**DATA PROVIDED**
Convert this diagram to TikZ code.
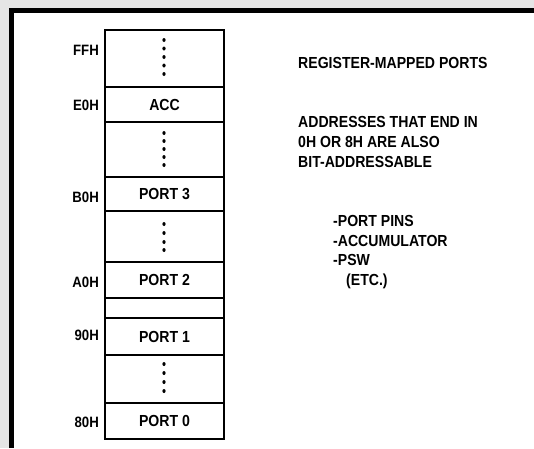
\documentclass[tikz,border=0pt]{standalone}
\usepackage{fontspec}
\setmainfont[FakeStretch=0.88]{Liberation Sans}
\usetikzlibrary{positioning}

\tikzset{
  cell/.style={draw, line width=2.6pt, minimum width=119pt, inner sep=0pt,
    font=\bfseries\fontsize{16}{16}\selectfont},
  addr/.style={anchor=east, inner sep=0pt, font=\bfseries\fontsize{15}{15}\selectfont},
  note/.style={anchor=west, inner sep=0pt, align=left,
    font=\bfseries\fontsize{16}{19.7}\selectfont},
  vdot/.style={fill=black}
}

\begin{document}
\begin{tikzpicture}[x=1pt, y=-1pt]
  \useasboundingbox (0,0) rectangle (534,448);
  % background and frame
  \fill[gray!20] (0,0) rectangle (534,448);
  \fill[white] (11.5,10.5) rectangle (534,448);
  \draw[line width=5pt] (11.5,448) -- (11.5,10.5) -- (534,10.5);

  % memory column
  \node[cell, minimum height=57pt] (ffh)   at (164.5,58.5) {};
  \node[cell, minimum height=35pt] (acc)   at (164.5,104.5) {ACC};
  \node[cell, minimum height=55pt] (gapb)  at (164.5,149.5) {};
  \node[cell, minimum height=34pt] (port3) at (164.5,194) {PORT 3};
  \node[cell, minimum height=51pt] (gapc)  at (164.5,236.5) {};
  \node[cell, minimum height=36pt] (port2) at (164.5,280) {PORT 2};
  \node[cell, minimum height=20pt] (gapd)  at (164.5,308) {};
  \node[cell, minimum height=37pt] (port1) at (164.5,336.5) {PORT 1};
  \node[cell, minimum height=48pt] (gape)  at (164.5,379) {};
  \node[cell, minimum height=36pt] (port0) at (164.5,421) {PORT 0};

  % dots
  \foreach \y in {40,48.5,57,65.5,74} \fill[vdot] (164,\y) ellipse (1.6 and 2);
  \foreach \y in {133,141,149,157,165} \fill[vdot] (164,\y) ellipse (1.6 and 2);
  \foreach \y in {224,233,242,250} \fill[vdot] (164,\y) ellipse (1.6 and 2);
  \foreach \y in {364,373,382,391} \fill[vdot] (164,\y) ellipse (1.6 and 2);

  % addresses
  \node[addr] (lffh) at (99,50)  {FFH};
  \node[addr] (le0)  at (99,105) {E0H};
  \node[addr] (lb0)  at (99,197) {B0H};
  \node[addr] (la0)  at (99,282) {A0H};
  \node[addr] (l90)  at (99,335) {90H};
  \node[addr] (l80)  at (99,422) {80H};

  % notes
  \node[note] (regs) at (298,63)  {REGISTER-MAPPED PORTS};
  \node[note] (bits) at (298,142) {ADDRESSES THAT END IN\\0H OR 8H ARE ALSO\\BIT-ADDRESSABLE};
  \node[note] (list) at (333,252) {-PORT PINS\\-ACCUMULATOR\\-PSW\\\hspace*{13pt}(ETC.)};
\end{tikzpicture}
\end{document}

**GIVEN REQUEST**
Go through the material above and print all of it exactly, except the pictures.

**WRITTEN RESPONSE**
Convert this diagram to TikZ code.
\documentclass[tikz,border=0pt]{standalone}
\usepackage{fontspec}
\setmainfont[FakeStretch=0.88]{Liberation Sans}
\usetikzlibrary{positioning}

\tikzset{
  cell/.style={draw, line width=2.6pt, minimum width=119pt, inner sep=0pt,
    font=\bfseries\fontsize{16}{16}\selectfont},
  addr/.style={anchor=east, inner sep=0pt, font=\bfseries\fontsize{15}{15}\selectfont},
  note/.style={anchor=west, inner sep=0pt, align=left,
    font=\bfseries\fontsize{16}{19.7}\selectfont},
  vdot/.style={fill=black}
}

\begin{document}
\begin{tikzpicture}[x=1pt, y=-1pt]
  \useasboundingbox (0,0) rectangle (534,448);
  % background and frame
  \fill[gray!20] (0,0) rectangle (534,448);
  \fill[white] (11.5,10.5) rectangle (534,448);
  \draw[line width=5pt] (11.5,448) -- (11.5,10.5) -- (534,10.5);

  % memory column
  \node[cell, minimum height=57pt] (ffh)   at (164.5,58.5) {};
  \node[cell, minimum height=35pt] (acc)   at (164.5,104.5) {ACC};
  \node[cell, minimum height=55pt] (gapb)  at (164.5,149.5) {};
  \node[cell, minimum height=34pt] (port3) at (164.5,194) {PORT 3};
  \node[cell, minimum height=51pt] (gapc)  at (164.5,236.5) {};
  \node[cell, minimum height=36pt] (port2) at (164.5,280) {PORT 2};
  \node[cell, minimum height=20pt] (gapd)  at (164.5,308) {};
  \node[cell, minimum height=37pt] (port1) at (164.5,336.5) {PORT 1};
  \node[cell, minimum height=48pt] (gape)  at (164.5,379) {};
  \node[cell, minimum height=36pt] (port0) at (164.5,421) {PORT 0};

  % dots
  \foreach \y in {40,48.5,57,65.5,74} \fill[vdot] (164,\y) ellipse (1.6 and 2);
  \foreach \y in {133,141,149,157,165} \fill[vdot] (164,\y) ellipse (1.6 and 2);
  \foreach \y in {224,233,242,250} \fill[vdot] (164,\y) ellipse (1.6 and 2);
  \foreach \y in {364,373,382,391} \fill[vdot] (164,\y) ellipse (1.6 and 2);

  % addresses
  \node[addr] (lffh) at (99,50)  {FFH};
  \node[addr] (le0)  at (99,105) {E0H};
  \node[addr] (lb0)  at (99,197) {B0H};
  \node[addr] (la0)  at (99,282) {A0H};
  \node[addr] (l90)  at (99,335) {90H};
  \node[addr] (l80)  at (99,422) {80H};

  % notes
  \node[note] (regs) at (298,63)  {REGISTER-MAPPED PORTS};
  \node[note] (bits) at (298,142) {ADDRESSES THAT END IN\\0H OR 8H ARE ALSO\\BIT-ADDRESSABLE};
  \node[note] (list) at (333,252) {-PORT PINS\\-ACCUMULATOR\\-PSW\\\hspace*{13pt}(ETC.)};
\end{tikzpicture}
\end{document}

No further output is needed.